Do you still get that feeling when you wake up and start to panic thinking that you’ll be late to work/school, because for some reason you got your timing wrong? Well, It stopped happening with me long time ago. I still remember how I used to dread it. But on the other hand life was a “piece of cake” back then…

Why does it happen? Why do we always miss the past? I, after every 2-3 years of my life, want to go back and live in the past again and may be tweak a few things. But I sometimes think that’s just me, it doesn’t happen with everyone else. Even if it does happen with most of us, my question still stands that why does it happen? Why can’t we “really” live in present?

One more thing, when we, in our minds, stop being nostalgic and all, we’re always worried about our future. So much so that we don’t even realise what we are ignoring now/today is going to become “past” soon and then we’ll be moaning about it as well along with the rest of our past lives.

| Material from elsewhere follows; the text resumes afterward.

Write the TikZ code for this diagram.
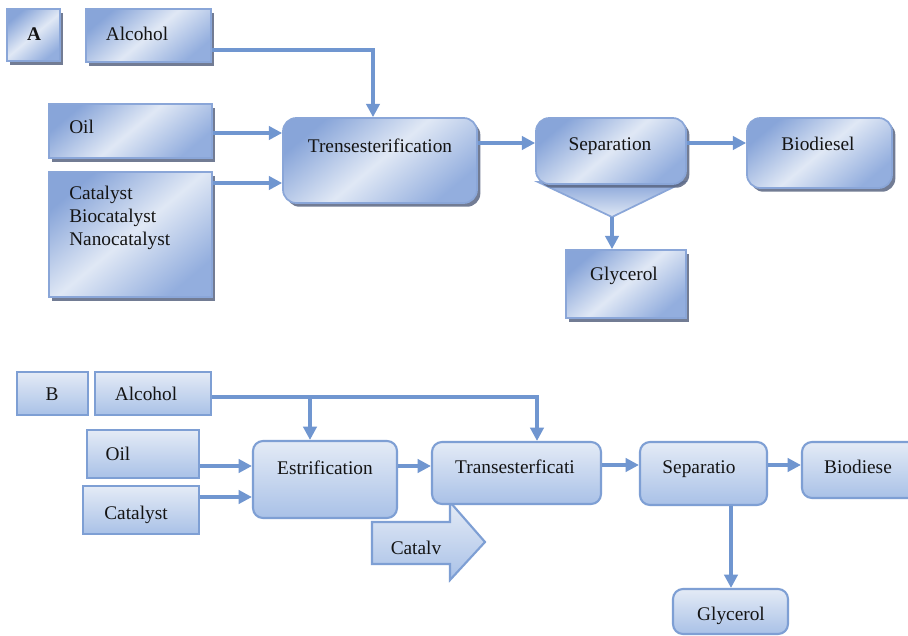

I realised it soon enough in my life that “real beauty lies in the real details”, but I think I’ve still missed so much that I could’ve cherished, as an individual and with other people in my life.

I’m not a very knowledgeable Muslim, but I think “missing the past” has definitely got something to do with “the love of this world”. I don’t remember it exactly, Allah Mian forgive me if I make a mistake, but there is a Hadith of Prophet Muhammad SAW, the message behind it is clearly that one cannot become a good Muslim without loving Allah SWT and His beloved Prophet Muhammad SAW more than any worldly articles. So yeah, this is it. Love for any particular time of your life will prevent you from becoming a good Muslim.

Will it?

Anyways, I’ve got to go now! These are some random thoughts that came up.